▶ **Task directions**: Retype exactly what runs from the first line of the data to the line with "CartesianGrid, Label, Customized", keeping both of those lines and skipping pictures.

▶ **Given material**:
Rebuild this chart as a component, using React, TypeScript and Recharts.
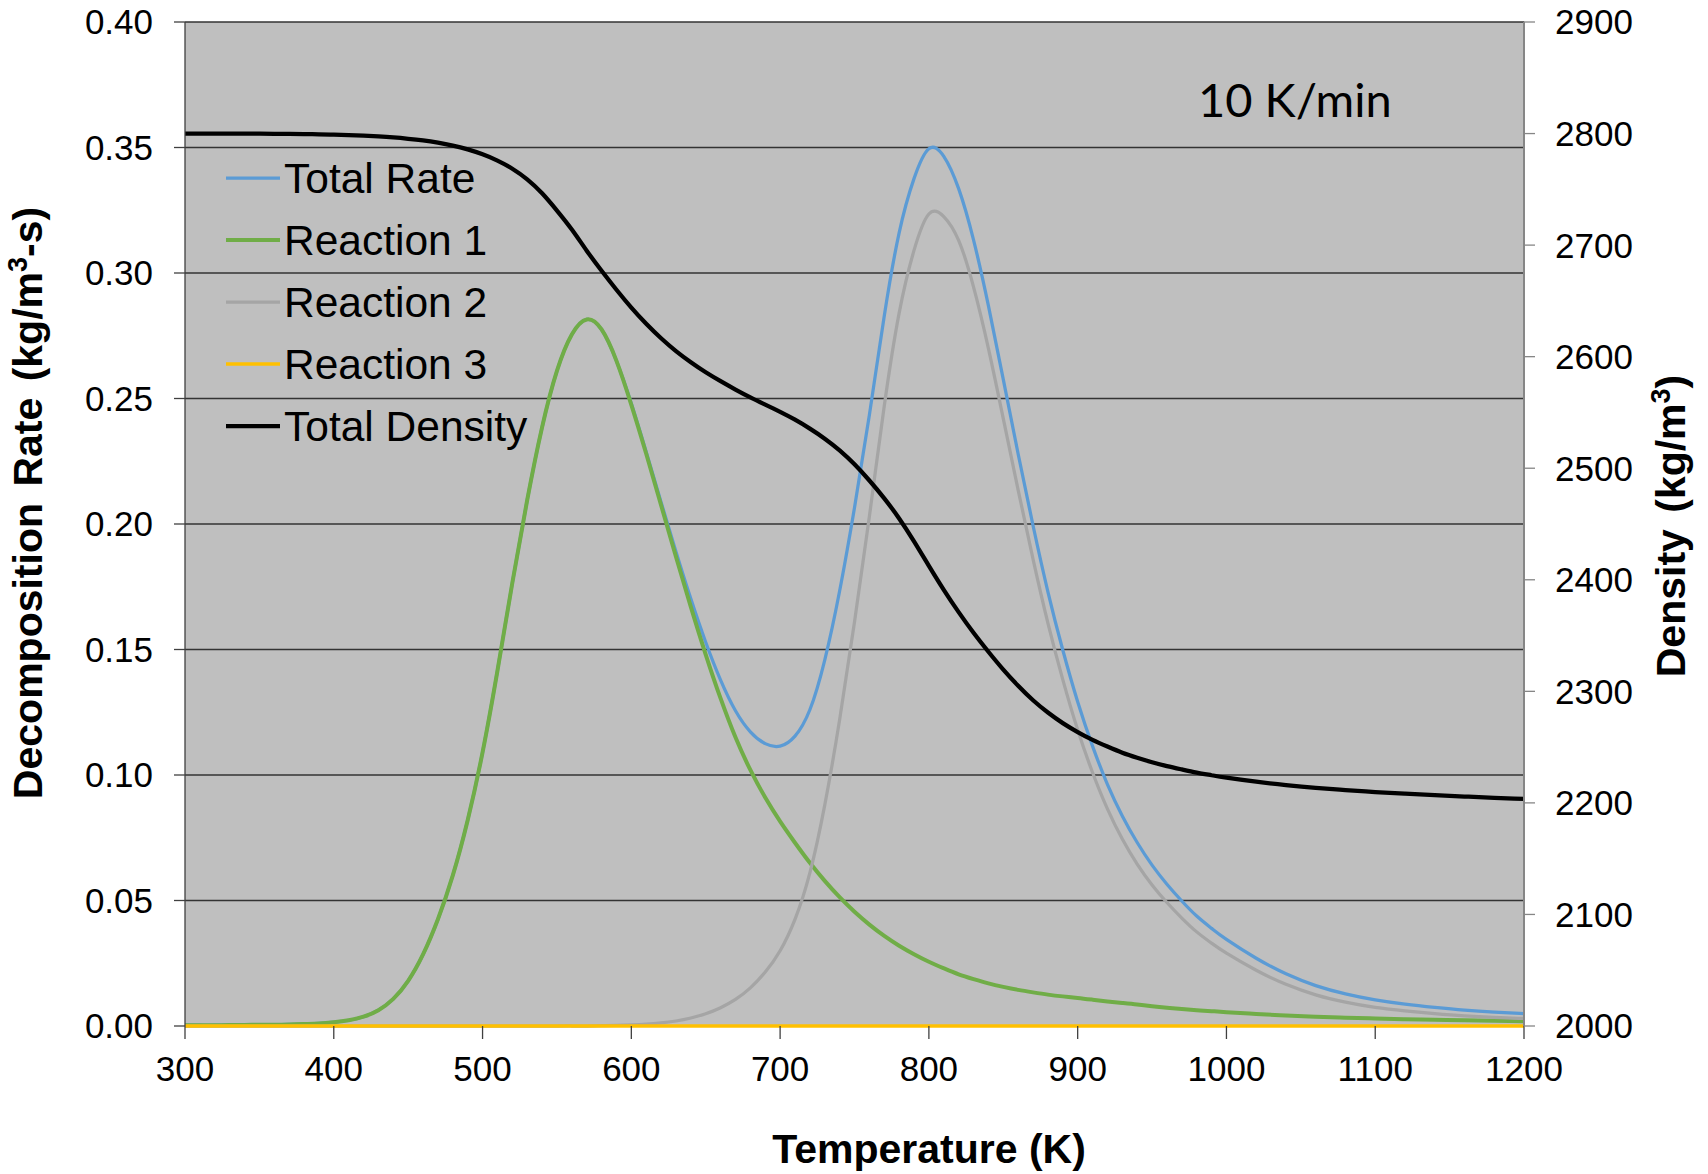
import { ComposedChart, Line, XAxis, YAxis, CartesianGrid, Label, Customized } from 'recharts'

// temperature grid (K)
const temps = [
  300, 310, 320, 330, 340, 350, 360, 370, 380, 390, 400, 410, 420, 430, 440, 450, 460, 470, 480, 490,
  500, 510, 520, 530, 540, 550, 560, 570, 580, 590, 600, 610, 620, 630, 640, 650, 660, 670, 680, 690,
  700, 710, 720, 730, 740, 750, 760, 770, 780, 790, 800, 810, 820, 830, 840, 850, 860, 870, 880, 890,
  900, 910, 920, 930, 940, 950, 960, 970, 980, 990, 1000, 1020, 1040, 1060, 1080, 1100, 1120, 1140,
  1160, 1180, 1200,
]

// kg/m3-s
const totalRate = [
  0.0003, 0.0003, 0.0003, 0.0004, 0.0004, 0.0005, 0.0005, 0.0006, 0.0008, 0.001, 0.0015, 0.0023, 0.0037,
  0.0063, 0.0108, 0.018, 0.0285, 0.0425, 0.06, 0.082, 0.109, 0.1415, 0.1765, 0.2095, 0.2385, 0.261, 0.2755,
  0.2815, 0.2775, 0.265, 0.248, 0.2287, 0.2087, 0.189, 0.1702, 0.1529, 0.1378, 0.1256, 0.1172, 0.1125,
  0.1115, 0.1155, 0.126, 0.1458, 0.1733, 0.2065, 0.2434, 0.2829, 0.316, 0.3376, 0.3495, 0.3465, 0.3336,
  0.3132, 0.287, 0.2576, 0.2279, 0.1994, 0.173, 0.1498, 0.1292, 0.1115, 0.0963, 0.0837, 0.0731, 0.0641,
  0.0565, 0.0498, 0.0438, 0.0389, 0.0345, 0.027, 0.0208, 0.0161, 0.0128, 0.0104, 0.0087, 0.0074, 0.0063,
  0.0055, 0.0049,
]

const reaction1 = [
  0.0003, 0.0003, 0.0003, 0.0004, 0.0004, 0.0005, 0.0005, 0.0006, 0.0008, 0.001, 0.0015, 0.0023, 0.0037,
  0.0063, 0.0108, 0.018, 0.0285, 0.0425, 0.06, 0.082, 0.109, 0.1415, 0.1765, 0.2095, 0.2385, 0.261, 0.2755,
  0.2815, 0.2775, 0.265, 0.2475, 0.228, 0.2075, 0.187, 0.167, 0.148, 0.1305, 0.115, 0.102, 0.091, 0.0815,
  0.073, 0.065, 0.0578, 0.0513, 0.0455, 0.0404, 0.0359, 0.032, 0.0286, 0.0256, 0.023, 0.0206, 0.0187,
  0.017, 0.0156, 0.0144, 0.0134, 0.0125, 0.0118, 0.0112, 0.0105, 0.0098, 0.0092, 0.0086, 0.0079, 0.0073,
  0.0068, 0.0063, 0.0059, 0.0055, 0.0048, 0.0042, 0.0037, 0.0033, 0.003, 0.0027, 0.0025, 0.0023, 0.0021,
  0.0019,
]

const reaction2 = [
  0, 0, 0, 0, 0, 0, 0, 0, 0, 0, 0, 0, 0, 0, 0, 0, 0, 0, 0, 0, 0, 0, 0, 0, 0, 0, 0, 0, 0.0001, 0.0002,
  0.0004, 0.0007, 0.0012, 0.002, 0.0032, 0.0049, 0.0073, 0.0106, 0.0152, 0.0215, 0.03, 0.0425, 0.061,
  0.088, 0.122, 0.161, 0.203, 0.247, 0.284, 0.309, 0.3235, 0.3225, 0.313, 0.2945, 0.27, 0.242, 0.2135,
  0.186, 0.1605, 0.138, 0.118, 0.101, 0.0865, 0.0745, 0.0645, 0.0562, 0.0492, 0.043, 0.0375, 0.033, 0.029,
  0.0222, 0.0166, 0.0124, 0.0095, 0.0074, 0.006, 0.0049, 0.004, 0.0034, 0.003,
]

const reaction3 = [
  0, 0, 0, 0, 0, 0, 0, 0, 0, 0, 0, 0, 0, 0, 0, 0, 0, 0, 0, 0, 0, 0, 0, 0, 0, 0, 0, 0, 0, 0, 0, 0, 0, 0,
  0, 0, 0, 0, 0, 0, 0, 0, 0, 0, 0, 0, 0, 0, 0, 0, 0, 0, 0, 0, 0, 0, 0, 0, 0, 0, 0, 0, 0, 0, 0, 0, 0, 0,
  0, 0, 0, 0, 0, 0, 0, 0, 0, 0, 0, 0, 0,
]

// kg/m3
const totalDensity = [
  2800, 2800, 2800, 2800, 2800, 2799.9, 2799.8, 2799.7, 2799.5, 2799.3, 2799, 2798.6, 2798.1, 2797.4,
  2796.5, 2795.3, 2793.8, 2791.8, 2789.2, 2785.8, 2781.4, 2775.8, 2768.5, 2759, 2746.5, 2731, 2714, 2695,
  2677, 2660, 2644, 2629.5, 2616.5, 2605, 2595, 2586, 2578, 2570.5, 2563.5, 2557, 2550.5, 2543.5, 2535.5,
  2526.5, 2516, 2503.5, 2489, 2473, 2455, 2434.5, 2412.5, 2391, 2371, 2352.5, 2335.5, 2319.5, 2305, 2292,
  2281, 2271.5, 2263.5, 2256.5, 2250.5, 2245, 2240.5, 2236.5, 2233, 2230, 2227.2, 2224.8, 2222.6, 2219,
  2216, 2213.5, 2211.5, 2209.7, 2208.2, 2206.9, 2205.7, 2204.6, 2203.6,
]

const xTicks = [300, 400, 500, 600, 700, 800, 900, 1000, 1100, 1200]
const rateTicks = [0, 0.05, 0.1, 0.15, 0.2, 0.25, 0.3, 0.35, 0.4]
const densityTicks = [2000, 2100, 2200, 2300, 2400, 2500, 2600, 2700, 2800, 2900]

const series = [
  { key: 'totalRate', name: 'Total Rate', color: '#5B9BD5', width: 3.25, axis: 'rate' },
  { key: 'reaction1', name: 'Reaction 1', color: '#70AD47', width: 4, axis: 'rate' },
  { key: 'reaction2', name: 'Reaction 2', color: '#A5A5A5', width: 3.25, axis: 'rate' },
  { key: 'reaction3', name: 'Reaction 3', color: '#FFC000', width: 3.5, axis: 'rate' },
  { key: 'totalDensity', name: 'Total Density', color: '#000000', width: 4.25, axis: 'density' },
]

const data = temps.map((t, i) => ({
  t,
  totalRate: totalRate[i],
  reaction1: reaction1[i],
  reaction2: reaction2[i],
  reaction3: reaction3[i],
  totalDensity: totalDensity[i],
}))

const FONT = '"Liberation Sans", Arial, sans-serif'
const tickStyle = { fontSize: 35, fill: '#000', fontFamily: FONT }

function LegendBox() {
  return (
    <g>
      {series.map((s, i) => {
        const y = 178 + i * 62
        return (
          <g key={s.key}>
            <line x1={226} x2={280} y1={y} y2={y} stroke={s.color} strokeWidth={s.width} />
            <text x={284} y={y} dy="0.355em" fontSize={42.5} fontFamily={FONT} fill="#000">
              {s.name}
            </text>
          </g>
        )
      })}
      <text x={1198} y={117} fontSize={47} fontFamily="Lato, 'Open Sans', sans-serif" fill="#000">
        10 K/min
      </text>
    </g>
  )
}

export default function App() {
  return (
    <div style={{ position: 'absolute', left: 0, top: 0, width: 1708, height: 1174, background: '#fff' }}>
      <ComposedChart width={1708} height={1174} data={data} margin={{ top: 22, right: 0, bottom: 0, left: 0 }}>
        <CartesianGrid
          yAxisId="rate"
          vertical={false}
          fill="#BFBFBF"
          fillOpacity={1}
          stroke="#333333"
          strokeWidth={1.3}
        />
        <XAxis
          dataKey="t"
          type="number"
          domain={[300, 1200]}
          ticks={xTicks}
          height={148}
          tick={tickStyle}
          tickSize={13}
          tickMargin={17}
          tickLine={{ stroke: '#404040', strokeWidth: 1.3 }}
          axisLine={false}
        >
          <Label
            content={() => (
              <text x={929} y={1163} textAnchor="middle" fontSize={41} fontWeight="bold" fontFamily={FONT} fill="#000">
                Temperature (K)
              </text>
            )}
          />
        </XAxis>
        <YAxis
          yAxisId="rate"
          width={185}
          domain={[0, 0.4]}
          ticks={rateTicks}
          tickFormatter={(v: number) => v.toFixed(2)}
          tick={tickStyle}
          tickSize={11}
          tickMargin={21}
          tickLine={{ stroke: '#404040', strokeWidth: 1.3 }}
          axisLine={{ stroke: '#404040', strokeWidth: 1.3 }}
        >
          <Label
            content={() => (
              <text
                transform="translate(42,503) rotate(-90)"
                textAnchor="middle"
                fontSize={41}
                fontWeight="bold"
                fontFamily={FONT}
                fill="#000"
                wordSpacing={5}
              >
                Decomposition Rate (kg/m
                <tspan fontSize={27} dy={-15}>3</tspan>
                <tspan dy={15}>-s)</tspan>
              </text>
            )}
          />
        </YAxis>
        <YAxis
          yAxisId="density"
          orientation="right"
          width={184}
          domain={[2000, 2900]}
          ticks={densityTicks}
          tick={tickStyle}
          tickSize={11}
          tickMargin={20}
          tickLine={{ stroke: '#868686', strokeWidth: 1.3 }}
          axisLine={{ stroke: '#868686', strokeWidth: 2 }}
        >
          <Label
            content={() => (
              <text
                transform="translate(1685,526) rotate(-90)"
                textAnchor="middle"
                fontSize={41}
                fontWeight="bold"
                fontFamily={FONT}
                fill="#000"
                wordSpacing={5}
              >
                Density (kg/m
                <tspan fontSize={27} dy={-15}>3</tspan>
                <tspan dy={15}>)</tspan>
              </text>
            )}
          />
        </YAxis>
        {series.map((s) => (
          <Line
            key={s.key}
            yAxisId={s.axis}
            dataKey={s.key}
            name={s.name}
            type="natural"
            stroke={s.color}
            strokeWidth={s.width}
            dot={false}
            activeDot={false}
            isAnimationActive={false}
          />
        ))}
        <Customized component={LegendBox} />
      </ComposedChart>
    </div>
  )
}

▶ **Response to this exercise**:
Rebuild this chart as a component, using React, TypeScript and Recharts.
import { ComposedChart, Line, XAxis, YAxis, CartesianGrid, Label, Customized } from 'recharts'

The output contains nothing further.